When a reporter suggested to Washington State receiver Renard Bell the Cougars’ quarterback race finally had been pared to two candidates, he either refused to take the bait or refused to agree.

“I don’t know if it’s a two-man race or not,” he said Wednesday at Martin Stadium after the Cougars’ 11th preseason practice. “I don’t pay attention to it.”

Then came a pause.

“Is it?” he said.

Well, coach Mike Leach never would publicly admit such a thing. But for the second day in a row, the major reps in skeleton and team periods were almost equally split between Anthony Gordon and Gage Gubrud. For the time being, it seems Trey Tinsley has been ushered aside as Leach takes a closer look at the other two.

The three of them have performed with almost interchangeable efficiency during camp, but Leach has said many times he prefers a clear pecking order at the position, as a means of distributing reps, especially as the season approaches. The Cougars open Aug. 31 at home against New Mexico State.

Leach was asked what Gordon and Gubrud can learn from each other. And just because he answered the question doesn’t mean he agrees it’s a two-horse competition. Typically Leach makes no announcements about his depth chart, leaving the media to make judgments based on reps.

Gordon, the coach said, releases the ball quickly, and Gubrud shows creativity outside the pocket. But neither quarterback happens to be deficient in either of those areas, he added.

Last year’s starter, Gardner Minshew, excelled in both attributes. But he had failed to distance himself at this juncture in 2018 while locked in a similar three-way battle with Gordon and Tinsley.
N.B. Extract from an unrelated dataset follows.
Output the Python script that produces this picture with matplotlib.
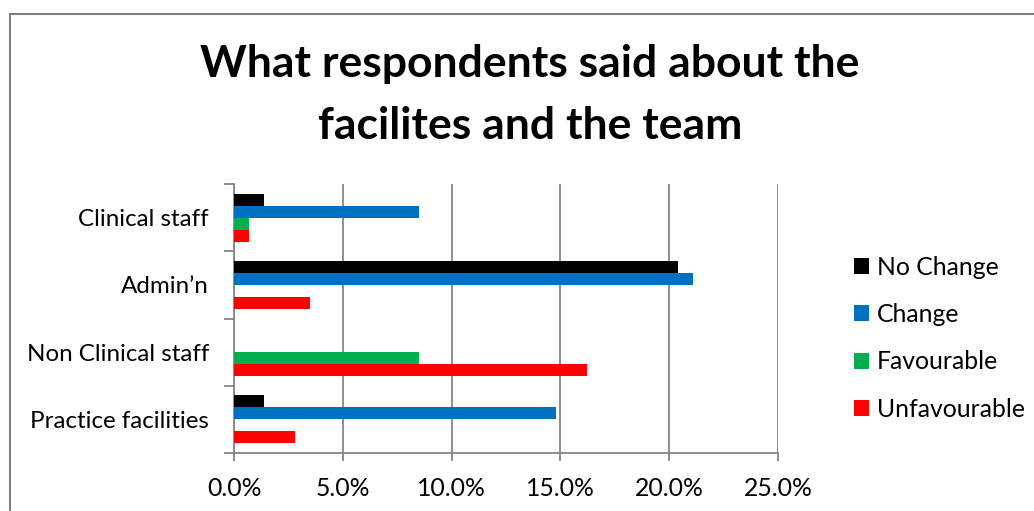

One thing is relatively clear. Gubrud, the graduate transfer from Eastern Washington who missed spring drills with a leg injury, has made significant strides since camp opened almost two weeks ago.

“We throw the ball a lot,” said Bell, a junior slotback who caught an especially pretty rainbow from Gubrud during team period. “So going through quick-game and routes, and skelly and team every day, we get on a better page (with one another) — just (within) that day.”

If there’s a hint of clarity at the position these days, things are going in the opposite direction at the X receiver spot, where second-year freshman Rodrick Fisher continues to challenge Tay Martin and Calvin Jackson Jr. for a spot in the (generally) two-man rotation.

Fisher first began emerging last week when Leach seemed disgruntled with the practice habits of Martin, the top returning pass-catcher from last year. Then more opportunities popped up during this practice when Jackson was taken off live drills with an apparent physical issue.

Fisher might be the fastest receiver on the team. At the moment, Bell said there’s no question. He’s also looking less oppressed by technical details.

“Like I told Billy (Pospisil, a freshman receiver), play like (you’re in) junior high school — bring that comfortableness back,” Bell said. “So Rod is definitely getting more comfortable with the offense, and playing like he should be playing, how he played in high school, just being fluid within his routes and his cuts, and just knowing the playbook like the back of his hand.”

Also shielded from live drills was starting right guard Josh Watson. Perhaps surprisingly, the most fill-in reps went to sophomore Brian Greene, the backup center who was placed on scholarship this summer. Leach said his progress began just after he arrived on campus as a preferred walk-on two years ago.

“He looked like a promising pass-protector and would sometimes get overpowered,” the coach said. “And then he got better and better.”